Curiosity rover discovers sulfur crystals

3 comments

  1. [2]
    Raspcoffee
    Link
    Surprising to be sure. You have to wonder why only a part of the sulphur is bound in minerals. Especially with so much water being present in the past of Mars. Also, it's weird to think about how...

    Surprising to be sure. You have to wonder why only a part of the sulphur is bound in minerals. Especially with so much water being present in the past of Mars.

    Also, it's weird to think about how this is discovered purely by Curiosity happening to drive over the right rock. For all the billions we invest in science, sometimes you really just have to be goddamn lucky.

    11 votes
    1. skybrian
      Link Parent
      They landed in that region and were driving down that channel because it looked interesting to the geologists, so it's not entirely by chance - they made a good guess where to look.

      They landed in that region and were driving down that channel because it looked interesting to the geologists, so it's not entirely by chance - they made a good guess where to look.

      11 votes
  2. skybrian
    (edited )
    Link
    From the press release: … … … But here’s the image caption: So it’s a little unclear how much of that was an accident.

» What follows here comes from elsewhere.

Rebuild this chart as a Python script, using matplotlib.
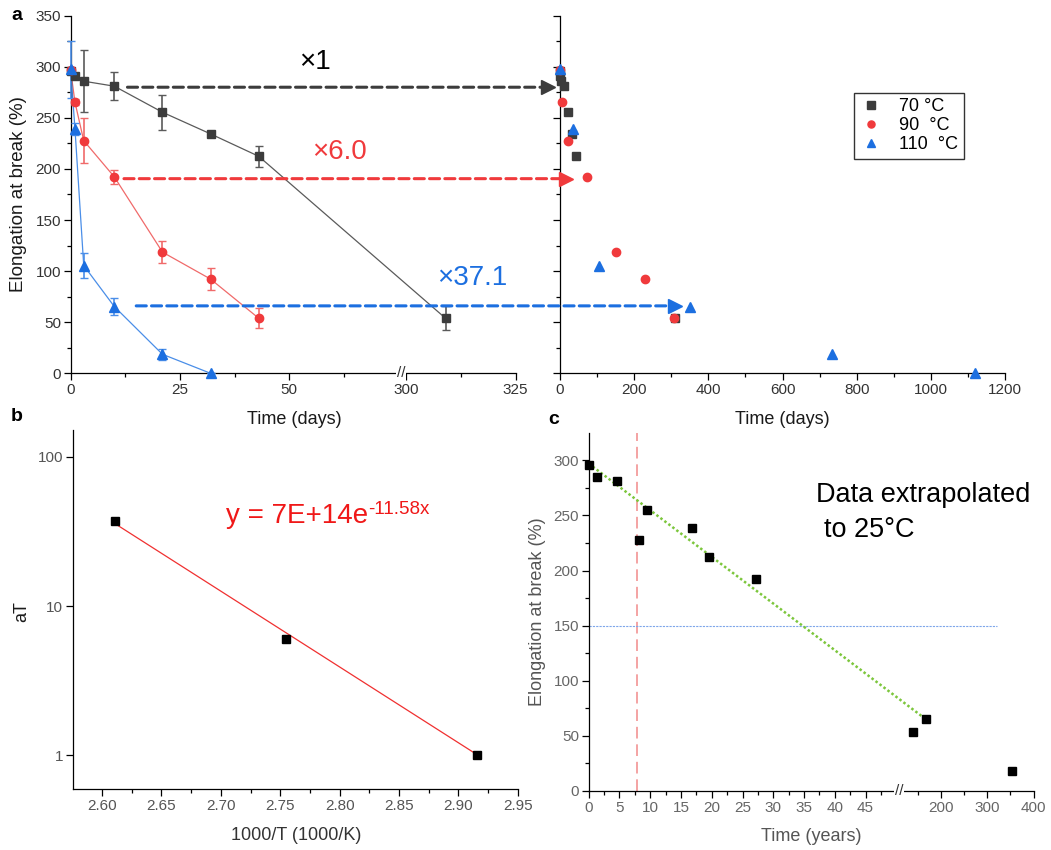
import numpy as np
import matplotlib
matplotlib.use('Agg')
import matplotlib.pyplot as plt
from matplotlib.patches import ConnectionPatch
from matplotlib.ticker import FixedLocator, NullFormatter
import matplotlib.transforms as mtransforms

plt.rcParams['font.family'] = ['Liberation Sans', 'DejaVu Sans']

# ---------------- data: panel a ----------------
days_70 = [0, 1, 3, 10, 21, 32, 43, 309]
eab_70 = [296, 290.8, 285.9, 281, 255.5, 234.3, 212.4, 53.9]
err_70 = [0, 3, 30.5, 13.5, 17, 3, 10, 12]
days_90 = [0, 1, 3, 10, 21, 32, 43]
eab_90 = [297, 265.3, 227.7, 192.2, 118.6, 92.2, 53.9]
err_90 = [0, 3, 22, 7, 10.5, 11, 10]
days_110 = [0, 1, 3, 10, 21, 32]
eab_110 = [297.4, 239.2, 105.5, 65.3, 18.6, 0]
err_110 = [28, 6, 12.5, 8, 5.5, 0]

# shifted (master curve) times, right part of panel a
shift_days_70 = [0, 1, 3, 10, 21, 32, 43, 309]
shift_days_90 = [0, 6.3, 22.4, 72.8, 151, 230, 308]
shift_days_110 = [0, 35, 104, 350, 734, 1119]
shift_labels = ['×1', '×6.0', '×37.1']
legend_labels = ['70 °C', '90  °C', '110  °C']

# ---------------- data: panel b ----------------
inv_T = [2.6105, 2.7545, 2.9153]
a_T = [37.3, 5.98, 1.0]
fit_inv_T = [2.6105, 2.9140]
fit_a_T = [35.8, 1.03]
fit_base = 'y = 7E+14e'
fit_exp = '-11.58x'

# ---------------- data: panel c ----------------
years_25 = [0, 1.27, 4.52, 8.1, 9.48, 16.8, 19.56, 27.2, 138.9, 168.2, 354.5]
eab_25 = [296, 284.9, 280.9, 228, 255.2, 238.9, 211.9, 192.3, 53.6, 65.1, 18.5]
trend_years = [0, 161]
trend_eab = [297, 67]
threshold_years = [0, 320.7]
threshold_eab = [150, 150]
marker_year = 7.82

BLACK = '#3c3c3c'
BLACK_LINE = '#5a5a5a'
RED = '#f03a3c'
RED_LINE = '#f06a6a'
BLUE = '#1c6fe0'
BLUE_LINE = '#4a8ee8'


def make_break(b1, b2, ratio):
    def fwd(x):
        x = np.asarray(x, dtype=float)
        return np.where(x <= b1, x, np.where(x >= b2, b1 + (x - b2) * ratio, b1))

    def inv(y):
        y = np.asarray(y, dtype=float)
        return np.where(y <= b1, y, b2 + (y - b1) / ratio)
    return fwd, inv


W, H = 1051, 850
fig = plt.figure(figsize=(W / 100, H / 100), dpi=100)


def rect(l, r, t, b):
    return [l / W, 1 - b / H, (r - l) / W, (b - t) / H]


def style_axis(ax, color):
    for s in ['top', 'right']:
        ax.spines[s].set_visible(False)
    for s in ['left', 'bottom']:
        ax.spines[s].set_linewidth(0.9)
    ax.tick_params(which='major', direction='out', length=5, width=0.9,
                   labelsize=11, labelcolor=color, pad=2)
    ax.tick_params(which='minor', direction='out', length=3, width=0.9)


# ---------------- panel a left ----------------
axl = fig.add_axes(rect(70.6, 515.5, 15.7, 373.3))
fa, ia = make_break(75.5, 298.8, 1.0)
axl.set_xscale('function', functions=(fa, ia))
axl.set_xlim(0, 325)
axl.set_ylim(0, 350)
style_axis(axl, '#333333')
axl.xaxis.set_major_locator(FixedLocator([0, 25, 50, 300, 325]))
axl.xaxis.set_minor_locator(FixedLocator([12.5, 37.5, 62.5, 312.5]))
axl.xaxis.set_minor_formatter(NullFormatter())
axl.yaxis.set_major_locator(FixedLocator(np.arange(0, 351, 50)))
axl.yaxis.set_minor_locator(FixedLocator(np.arange(25, 350, 50)))

for d, v, e, c, lc, m, ms in [(days_70, eab_70, err_70, BLACK, BLACK_LINE, 's', 6),
                              (days_90, eab_90, err_90, RED, RED_LINE, 'o', 6),
                              (days_110, eab_110, err_110, BLUE, BLUE_LINE, '^', 7)]:
    axl.plot(d, v, '-', color=lc, lw=0.9, clip_on=False, zorder=2)
    cont = axl.errorbar(d, v, yerr=e, fmt=m, ms=ms, mfc=c, mec=c, ecolor=lc,
                        elinewidth=1.2, capsize=3, capthick=1.0, zorder=3)
    for art in cont.get_children():
        art.set_clip_on(False)

brk = mtransforms.blended_transform_factory(axl.transData, axl.transAxes)
axl.text(75.5, 0, '//', transform=brk, ha='center', va='center', fontsize=11,
         color='#333333', bbox=dict(fc='white', ec='none', pad=0.5), zorder=5)

# ---------------- panel a right ----------------
axr = fig.add_axes(rect(560, 1005, 15.7, 373.3))
axr.set_xlim(0, 1200)
axr.set_ylim(0, 350)
style_axis(axr, '#333333')
axr.xaxis.set_major_locator(FixedLocator(np.arange(0, 1201, 200)))
axr.xaxis.set_minor_locator(FixedLocator(np.arange(100, 1200, 200)))
axr.xaxis.set_minor_formatter(NullFormatter())
axr.yaxis.set_major_locator(FixedLocator(np.arange(0, 351, 50)))
axr.yaxis.set_minor_locator(FixedLocator(np.arange(25, 350, 50)))
axr.yaxis.set_major_formatter(NullFormatter())

h70, = axr.plot(shift_days_70, eab_70, 's', ms=6, color=BLACK, clip_on=False, zorder=3)
h90, = axr.plot(shift_days_90, eab_90, 'o', ms=6, color=RED, clip_on=False, zorder=3)
h110, = axr.plot(shift_days_110, eab_110, '^', ms=7, color=BLUE, clip_on=False, zorder=3)
leg = axr.legend([h70, h90, h110], legend_labels, loc='upper left',
                 bbox_to_anchor=(854 / W, 1 - 92.7 / H), bbox_transform=fig.transFigure,
                 borderaxespad=0, fontsize=13, frameon=True, fancybox=False,
                 edgecolor='black', handletextpad=0.9, labelspacing=0.12,
                 borderpad=0.3, handlelength=1.3, markerscale=0.85)
leg.get_frame().set_linewidth(1.0)

# shift arrows
dash = (0, (3.3, 1.7))
for (x0, y0, x1), col, tcol, lab, (tx, ty) in zip(
        [(13, 280, -32), (12.2, 190.5, 17), (15, 66, 311)],
        [BLACK, RED, BLUE], ['black', RED, BLUE], shift_labels,
        [(299, 62), (311.6, 152), (437, 278)]):
    con = ConnectionPatch(xyA=(x0, y0), coordsA=axl.transData,
                          xyB=(x1, y0), coordsB=axr.transData,
                          arrowstyle='-', color=col, lw=2.2, linestyle=dash, zorder=4)
    fig.add_artist(con)
    axr.plot([x1], [y0], marker='>', ms=10.5, color=col, clip_on=False, zorder=4)
    fig.text(tx / W, 1 - ty / H, lab, color=tcol, fontsize=20, ha='left', va='center')

fig.text(19 / W, 1 - 194 / H, 'Elongation at break (%)', rotation=90, fontsize=13.5,
         ha='center', va='center', color='#1a1a1a')
fig.text(294 / W, 1 - 419 / H, 'Time (days)', fontsize=13, ha='center', va='center', color='#1a1a1a')
fig.text(782 / W, 1 - 419 / H, 'Time (days)', fontsize=13, ha='center', va='center', color='#1a1a1a')
fig.text(16.5 / W, 1 - 15 / H, 'a', fontsize=14, fontweight='bold', ha='center', va='center')

# ---------------- panel b ----------------
axb = fig.add_axes(rect(72.7, 517.9, 430, 789))
axb.set_yscale('log')
axb.set_xlim(2.5753, 2.95)
axb.set_ylim(0.595, 151)
style_axis(axb, '#555555')
axb.xaxis.set_major_locator(FixedLocator(np.round(np.arange(2.60, 2.951, 0.05), 2)))
axb.xaxis.set_minor_locator(FixedLocator(np.arange(2.575, 2.95, 0.05)))
axb.xaxis.set_minor_formatter(NullFormatter())
axb.xaxis.set_major_formatter(matplotlib.ticker.FormatStrFormatter('%.2f'))
axb.yaxis.set_major_locator(FixedLocator([1, 10, 100]))
axb.yaxis.set_major_formatter(matplotlib.ticker.FixedFormatter(['1', '10', '100']))
axb.yaxis.set_minor_locator(FixedLocator([]))
axb.plot(fit_inv_T, fit_a_T, '-', color='#f03030', lw=0.9, zorder=2)
axb.plot(inv_T, a_T, 's', ms=6, color='black', zorder=3, clip_on=False)
t_eq = fig.text(225.8 / W, 1 - 523 / H, fit_base, color='#f01818', fontsize=20,
                ha='left', va='baseline')
fig.canvas.draw()
bb = t_eq.get_window_extent()
fig.text((bb.x1 + 0.5) / W, 1 - 514.5 / H, fit_exp, color='#f01818', fontsize=13.5,
         ha='left', va='baseline')
fig.text(22 / W, 1 - 611.7 / H, 'aT', rotation=90, fontsize=13, ha='center', va='center',
         color='#1a1a1a')
fig.text(295.8 / W, 1 - 835 / H, '1000/T (1000/K)', fontsize=13, ha='center', va='center',
         color='#333333')
fig.text(17 / W, 1 - 416.7 / H, 'b', fontsize=14, fontweight='bold', ha='center', va='center')

# ---------------- panel c ----------------
axc = fig.add_axes(rect(588.7, 1033.5, 432.7, 791))
fc, ic = make_break(50.5, 109.7, 0.0751)
axc.set_xscale('function', functions=(fc, ic))
axc.set_xlim(0, 400)
axc.set_ylim(0, 325)
style_axis(axc, '#666666')
axc.xaxis.set_major_locator(FixedLocator(list(range(0, 46, 5)) + [200, 300, 400]))
axc.xaxis.set_minor_locator(FixedLocator(list(np.arange(2.5, 50, 5)) + [150, 250, 350]))
axc.xaxis.set_minor_formatter(NullFormatter())
axc.yaxis.set_major_locator(FixedLocator(np.arange(0, 301, 50)))
axc.yaxis.set_minor_locator(FixedLocator(np.arange(25, 325, 50)))
axc.axvline(marker_year, color='#f4a3a3', lw=1.4, linestyle=(0, (6, 3)), zorder=1)
axc.plot(threshold_years, threshold_eab, color='#7ea6ea', lw=0.8, linestyle=(0, (2, 1)), zorder=1)
axc.plot(trend_years, trend_eab, color='#7cc63c', lw=1.8, linestyle=(0, (1, 1)), zorder=2)
axc.plot(years_25, eab_25, 's', ms=6, color='black', zorder=3, clip_on=False)
brkc = mtransforms.blended_transform_factory(axc.transData, axc.transAxes)
axc.text(50.5, 0, '//', transform=brkc, ha='center', va='center', fontsize=11,
         color='#333333', bbox=dict(fc='white', ec='none', pad=0.5), zorder=5)
fig.text(816.3 / W, 1 - 495 / H, 'Data extrapolated', fontsize=19.5, ha='left', va='center')
fig.text(823.8 / W, 1 - 530 / H, 'to 25°C', fontsize=19.5, ha='left', va='center')
fig.text(537 / W, 1 - 611.7 / H, 'Elongation at break (%)', rotation=90, fontsize=13,
         ha='center', va='center', color='#555555')
fig.text(811 / W, 1 - 836.7 / H, 'Time (years)', fontsize=13, ha='center', va='center',
         color='#555555')
fig.text(553.5 / W, 1 - 419 / H, 'c', fontsize=14, fontweight='bold', ha='center', va='center')

fig.savefig('out.png', dpi=100)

    From the press release:

    Since October 2023, the rover has been exploring a region of Mars rich with sulfates, a kind of salt that contains sulfur and forms as water evaporates. But where past detections have been of sulfur-based minerals — in other words, a mix of sulfur and other materials — the rock Curiosity recently cracked open is made of elemental, or pure, sulfur. It isn’t clear what relationship, if any, the elemental sulfur has to other sulfur-based minerals in the area.

    It’s one of several discoveries Curiosity has made while off-roading within Gediz Vallis channel, a groove that winds down part of the 3-mile-tall (5-kilometer-tall) Mount Sharp, the base of which the rover has been ascending since 2014. Each layer of the mountain represents a different period of Martian history.

    Spotted from space years before Curiosity’s launch, Gediz Vallis channel is one of the primary reasons the science team wanted to visit this part of Mars. Scientists think that the channel was carved by flows of liquid water and debris that left a ridge of boulders and sediment extending 2 miles down the mountainside below the channel.

    While the sulfur rocks were too small and brittle to be sampled with the drill, a large rock nicknamed “Mammoth Lakes” was spotted nearby. Rover engineers had to search for a part of the rock that would allow safe drilling and find a parking spot on the loose, sloping surface.

    But here’s the image caption:

    These yellow crystals were revealed after NASA’s Curiosity happened to drive over a rock and crack it open on May 30.

    So it’s a little unclear how much of that was an accident.